Data for this task ::

════════

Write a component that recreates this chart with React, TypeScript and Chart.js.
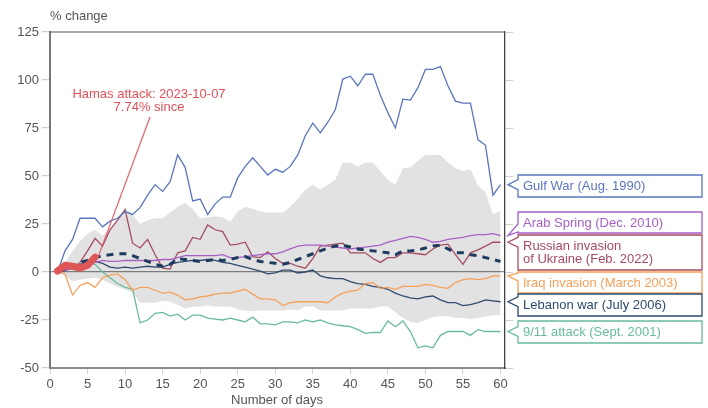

════════

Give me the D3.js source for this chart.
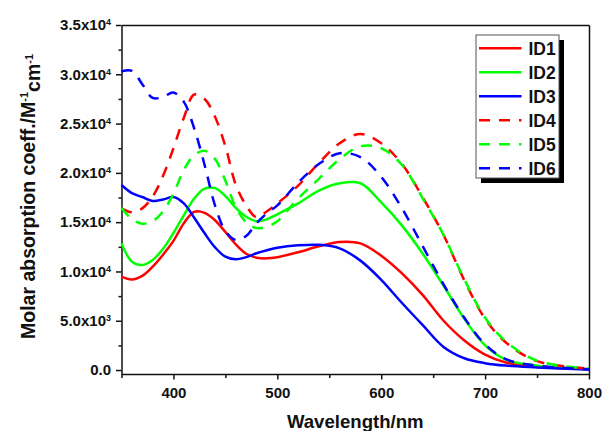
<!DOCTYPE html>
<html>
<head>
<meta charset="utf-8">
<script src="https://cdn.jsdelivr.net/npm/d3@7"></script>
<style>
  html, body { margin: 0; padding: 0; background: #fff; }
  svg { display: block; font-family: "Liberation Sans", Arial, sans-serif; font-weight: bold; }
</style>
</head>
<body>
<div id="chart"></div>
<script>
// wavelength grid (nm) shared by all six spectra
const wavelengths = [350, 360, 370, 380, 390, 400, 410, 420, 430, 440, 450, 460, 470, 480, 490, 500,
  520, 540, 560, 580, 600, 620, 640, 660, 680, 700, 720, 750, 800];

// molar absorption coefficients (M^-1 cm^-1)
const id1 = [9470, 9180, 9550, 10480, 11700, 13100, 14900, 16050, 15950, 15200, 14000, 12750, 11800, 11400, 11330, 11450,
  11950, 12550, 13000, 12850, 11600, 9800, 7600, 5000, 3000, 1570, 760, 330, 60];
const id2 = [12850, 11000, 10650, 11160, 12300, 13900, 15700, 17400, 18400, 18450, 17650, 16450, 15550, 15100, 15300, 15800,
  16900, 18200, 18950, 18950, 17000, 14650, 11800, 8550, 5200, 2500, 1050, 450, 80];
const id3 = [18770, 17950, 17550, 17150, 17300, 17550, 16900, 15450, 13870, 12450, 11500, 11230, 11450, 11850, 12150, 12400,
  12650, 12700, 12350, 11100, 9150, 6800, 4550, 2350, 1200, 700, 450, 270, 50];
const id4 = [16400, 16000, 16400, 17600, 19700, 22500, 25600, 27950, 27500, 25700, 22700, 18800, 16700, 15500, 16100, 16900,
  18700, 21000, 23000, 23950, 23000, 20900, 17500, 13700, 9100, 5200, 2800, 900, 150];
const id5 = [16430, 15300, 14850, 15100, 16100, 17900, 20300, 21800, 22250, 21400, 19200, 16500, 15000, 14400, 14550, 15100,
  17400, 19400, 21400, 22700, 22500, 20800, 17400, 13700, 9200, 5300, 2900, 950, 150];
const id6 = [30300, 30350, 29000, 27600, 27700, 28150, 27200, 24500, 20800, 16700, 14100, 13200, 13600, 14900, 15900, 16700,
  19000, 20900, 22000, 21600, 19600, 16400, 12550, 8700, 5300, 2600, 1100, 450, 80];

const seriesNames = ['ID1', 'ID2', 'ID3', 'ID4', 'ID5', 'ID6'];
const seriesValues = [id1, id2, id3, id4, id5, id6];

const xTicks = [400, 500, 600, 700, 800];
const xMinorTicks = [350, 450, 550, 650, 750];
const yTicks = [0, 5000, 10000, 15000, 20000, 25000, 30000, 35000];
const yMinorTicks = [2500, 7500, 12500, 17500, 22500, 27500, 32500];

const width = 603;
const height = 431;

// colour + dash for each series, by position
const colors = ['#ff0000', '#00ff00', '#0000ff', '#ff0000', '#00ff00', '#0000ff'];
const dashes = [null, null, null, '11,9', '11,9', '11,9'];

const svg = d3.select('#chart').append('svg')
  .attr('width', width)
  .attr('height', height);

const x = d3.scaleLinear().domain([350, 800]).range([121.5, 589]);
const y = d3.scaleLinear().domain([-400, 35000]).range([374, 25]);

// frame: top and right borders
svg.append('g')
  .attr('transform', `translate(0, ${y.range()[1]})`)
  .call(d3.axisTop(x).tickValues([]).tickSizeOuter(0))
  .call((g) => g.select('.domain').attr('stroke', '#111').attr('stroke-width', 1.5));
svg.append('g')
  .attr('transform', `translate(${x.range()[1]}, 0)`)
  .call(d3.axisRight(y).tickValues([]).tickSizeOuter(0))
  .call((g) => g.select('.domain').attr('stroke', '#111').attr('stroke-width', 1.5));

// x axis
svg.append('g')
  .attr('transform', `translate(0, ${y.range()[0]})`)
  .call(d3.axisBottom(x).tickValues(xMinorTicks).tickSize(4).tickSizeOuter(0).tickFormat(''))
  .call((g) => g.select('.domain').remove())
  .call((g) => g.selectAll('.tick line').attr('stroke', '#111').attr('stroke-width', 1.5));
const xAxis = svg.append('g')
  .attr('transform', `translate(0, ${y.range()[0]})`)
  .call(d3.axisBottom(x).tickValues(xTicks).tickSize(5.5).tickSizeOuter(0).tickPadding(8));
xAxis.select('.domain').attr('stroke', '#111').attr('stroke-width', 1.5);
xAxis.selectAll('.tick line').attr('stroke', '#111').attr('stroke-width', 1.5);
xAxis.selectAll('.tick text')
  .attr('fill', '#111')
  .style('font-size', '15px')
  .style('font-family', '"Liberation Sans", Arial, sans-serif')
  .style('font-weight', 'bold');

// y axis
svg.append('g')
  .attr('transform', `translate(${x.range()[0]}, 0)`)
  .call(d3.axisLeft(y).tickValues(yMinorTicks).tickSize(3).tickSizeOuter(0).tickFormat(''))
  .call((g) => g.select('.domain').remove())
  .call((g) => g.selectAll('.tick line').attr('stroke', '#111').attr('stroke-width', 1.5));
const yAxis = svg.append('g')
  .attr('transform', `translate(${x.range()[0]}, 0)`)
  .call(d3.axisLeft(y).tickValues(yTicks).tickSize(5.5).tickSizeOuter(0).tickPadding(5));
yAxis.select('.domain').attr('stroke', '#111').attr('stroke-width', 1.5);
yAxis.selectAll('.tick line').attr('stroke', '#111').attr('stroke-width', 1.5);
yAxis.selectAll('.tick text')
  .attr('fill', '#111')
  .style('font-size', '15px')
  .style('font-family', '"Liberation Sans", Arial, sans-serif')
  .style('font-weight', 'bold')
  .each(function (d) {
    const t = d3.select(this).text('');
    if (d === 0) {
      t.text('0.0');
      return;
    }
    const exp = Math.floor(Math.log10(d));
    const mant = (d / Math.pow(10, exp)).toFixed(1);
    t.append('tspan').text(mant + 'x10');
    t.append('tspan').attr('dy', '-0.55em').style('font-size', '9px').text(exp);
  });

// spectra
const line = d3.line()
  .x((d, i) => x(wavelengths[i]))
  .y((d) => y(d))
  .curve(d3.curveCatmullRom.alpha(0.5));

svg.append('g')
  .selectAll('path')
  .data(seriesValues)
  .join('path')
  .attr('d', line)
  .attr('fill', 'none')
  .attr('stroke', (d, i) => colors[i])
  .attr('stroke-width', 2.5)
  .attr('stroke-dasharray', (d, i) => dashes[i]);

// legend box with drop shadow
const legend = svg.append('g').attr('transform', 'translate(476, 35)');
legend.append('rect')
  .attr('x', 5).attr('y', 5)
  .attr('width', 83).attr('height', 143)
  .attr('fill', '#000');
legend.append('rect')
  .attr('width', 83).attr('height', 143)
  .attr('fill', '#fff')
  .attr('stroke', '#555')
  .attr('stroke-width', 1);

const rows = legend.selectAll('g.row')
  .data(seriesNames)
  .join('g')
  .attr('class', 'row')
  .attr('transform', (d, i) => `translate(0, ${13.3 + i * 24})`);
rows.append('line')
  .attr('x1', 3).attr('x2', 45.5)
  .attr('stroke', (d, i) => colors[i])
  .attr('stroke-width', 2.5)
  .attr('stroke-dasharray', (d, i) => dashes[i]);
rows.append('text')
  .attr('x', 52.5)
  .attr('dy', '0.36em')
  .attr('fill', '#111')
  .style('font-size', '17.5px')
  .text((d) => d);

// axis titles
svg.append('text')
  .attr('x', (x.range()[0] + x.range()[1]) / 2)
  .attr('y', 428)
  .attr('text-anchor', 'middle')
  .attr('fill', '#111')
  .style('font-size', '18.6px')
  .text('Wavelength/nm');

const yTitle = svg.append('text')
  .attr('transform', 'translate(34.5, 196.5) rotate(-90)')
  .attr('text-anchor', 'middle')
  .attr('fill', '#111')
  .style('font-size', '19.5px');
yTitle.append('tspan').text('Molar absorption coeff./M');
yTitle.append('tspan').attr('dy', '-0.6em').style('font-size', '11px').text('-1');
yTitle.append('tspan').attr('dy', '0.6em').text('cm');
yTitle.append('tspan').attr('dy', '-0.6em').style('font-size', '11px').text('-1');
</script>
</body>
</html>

════════

In the records above, find each line that holds the word "chart"; copy all such lines.

Write a component that recreates this chart with React, TypeScript and Chart.js.
Give me the D3.js source for this chart.
<div id="chart"></div>
const svg = d3.select('#chart').append('svg')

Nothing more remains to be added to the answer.